'''

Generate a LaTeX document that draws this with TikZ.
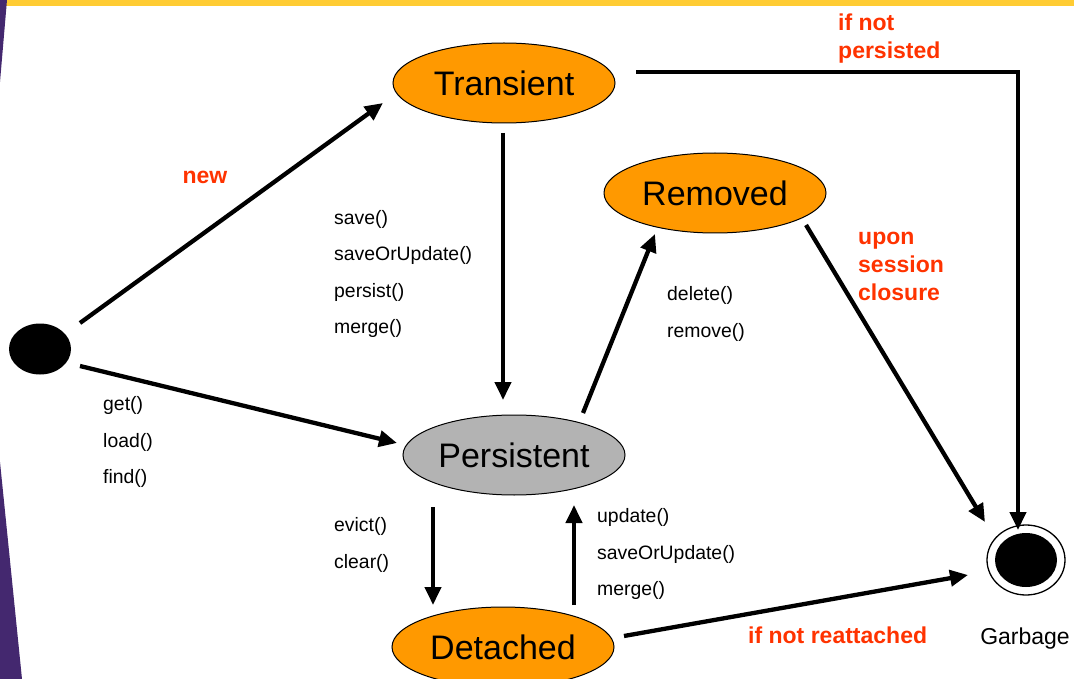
\documentclass[tikz,border=0pt]{standalone}
\usepackage{fontspec}
\setmainfont{Liberation Sans}
\usetikzlibrary{arrows.meta,calc,shapes.geometric}

\definecolor{stateorange}{HTML}{FF9900}
\definecolor{stategray}{HTML}{B3B3B3}
\definecolor{labelred}{HTML}{FF3300}
\definecolor{edgepurple}{HTML}{44286F}
\definecolor{baryellow}{HTML}{FFCC33}

\tikzset{
  state/.style={ellipse, draw=black, line width=1pt, minimum width=222pt,
    minimum height=80pt, inner sep=0pt, font=\fontsize{34}{40}\selectfont},
  flow/.style={line width=4.3pt, -{Triangle[length=18pt,width=16pt]}},
  methods/.style={anchor=west, align=left, inner sep=0pt,
    font=\fontsize{19.4}{36.5}\selectfont},
  event/.style={anchor=west, align=left, inner sep=0pt, text=labelred,
    font=\fontsize{23}{28}\selectfont\bfseries},
}

\begin{document}
\begin{tikzpicture}[x=1pt,y=-1pt]
\useasboundingbox (0,0) rectangle (1074,679);
\fill[white] (0,0) rectangle (1074,679);

% slide decoration: top bar and left edge
\fill[baryellow] (6,0) rectangle (1074,6);
\fill[edgepurple] (0,0) -- (7,0) -- (0,82) -- cycle;
\fill[edgepurple] (0,462) -- (22,679) -- (0,679) -- cycle;

% states
\node[state, fill=stateorange] (trans) at (504,83) {Transient};
\node[state, fill=stateorange] (removed) at (715,193) {Removed};
\node[state, fill=stategray] (persist) at (514,455) {Persistent};
\node[state, fill=stateorange] (detached) at (503,647) {Detached};

% initial and final pseudo-states
\node[ellipse, fill=black, minimum width=62pt, minimum height=51pt, inner sep=0pt] (start) at (40,349) {};
\node[ellipse, draw=black, fill=white, line width=1.3pt, minimum width=78pt, minimum height=70pt, inner sep=0pt] (end) at (1026,560) {};
\node[ellipse, fill=black, minimum width=62pt, minimum height=54pt, inner sep=0pt] (endcore) at (end) {};
\node[inner sep=0pt, font=\fontsize{23}{27}\selectfont] (garbage) at (1025,639) {Garbage};

% transitions
\draw[flow] ($(start)+(40,-26)$) -- ($(trans)+(-121,20)$);
\draw[flow] ($(start)+(40,17)$) -- ($(persist)+(-117,-12)$);
\draw[flow] ($(trans)+(-1,50)$) -- ($(persist)+(-11,-55)$);
\draw[flow] ($(persist)+(69,-42)$) -- ($(removed)+(-60,41)$);
\draw[flow] ($(removed)+(91,32)$) -- ($(end)+(-41,-38)$);
\draw[flow] ($(trans)+(132,-11)$) -| ($(end)+(-8,-30)$);
\draw[flow] ($(persist)+(-81,52)$) -- ($(detached)+(-70,-42)$);
\draw[flow] ($(detached)+(71,-42)$) -- ($(persist)+(60,50)$);
\draw[flow] ($(detached)+(121,-11)$) -- ($(end)+(-58,15)$);

% transition labels
\node[event, anchor=center] (lnew) at (205,177) {new};
\node[event] (lpersisted) at (838,39) {if not\\persisted};
\node[event] (lclosure) at (858,266) {upon\\session\\closure};
\node[event] (lreattach) at (748,635) {if not reattached};

\node[methods] (msave) at (334,274) {save()\\saveOrUpdate()\\persist()\\merge()};
\node[methods] (mdelete) at (667,314) {delete()\\remove()};
\node[methods] (mget) at (103,442) {get()\\load()\\find()};
\node[methods] (mevict) at (334,545) {evict()\\clear()};
\node[methods] (mupdate) at (597,554) {update()\\saveOrUpdate()\\merge()};
\end{tikzpicture}
\end{document}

'''

In the data above, please extract the lines from the first one through the line with "fill=stateorange] (detached) at", exactly, and keep pictures out.

Generate a LaTeX document that draws this with TikZ.
\documentclass[tikz,border=0pt]{standalone}
\usepackage{fontspec}
\setmainfont{Liberation Sans}
\usetikzlibrary{arrows.meta,calc,shapes.geometric}

\definecolor{stateorange}{HTML}{FF9900}
\definecolor{stategray}{HTML}{B3B3B3}
\definecolor{labelred}{HTML}{FF3300}
\definecolor{edgepurple}{HTML}{44286F}
\definecolor{baryellow}{HTML}{FFCC33}

\tikzset{
  state/.style={ellipse, draw=black, line width=1pt, minimum width=222pt,
    minimum height=80pt, inner sep=0pt, font=\fontsize{34}{40}\selectfont},
  flow/.style={line width=4.3pt, -{Triangle[length=18pt,width=16pt]}},
  methods/.style={anchor=west, align=left, inner sep=0pt,
    font=\fontsize{19.4}{36.5}\selectfont},
  event/.style={anchor=west, align=left, inner sep=0pt, text=labelred,
    font=\fontsize{23}{28}\selectfont\bfseries},
}

\begin{document}
\begin{tikzpicture}[x=1pt,y=-1pt]
\useasboundingbox (0,0) rectangle (1074,679);
\fill[white] (0,0) rectangle (1074,679);

% slide decoration: top bar and left edge
\fill[baryellow] (6,0) rectangle (1074,6);
\fill[edgepurple] (0,0) -- (7,0) -- (0,82) -- cycle;
\fill[edgepurple] (0,462) -- (22,679) -- (0,679) -- cycle;

% states
\node[state, fill=stateorange] (trans) at (504,83) {Transient};
\node[state, fill=stateorange] (removed) at (715,193) {Removed};
\node[state, fill=stategray] (persist) at (514,455) {Persistent};
\node[state, fill=stateorange] (detached) at (503,647) {Detached};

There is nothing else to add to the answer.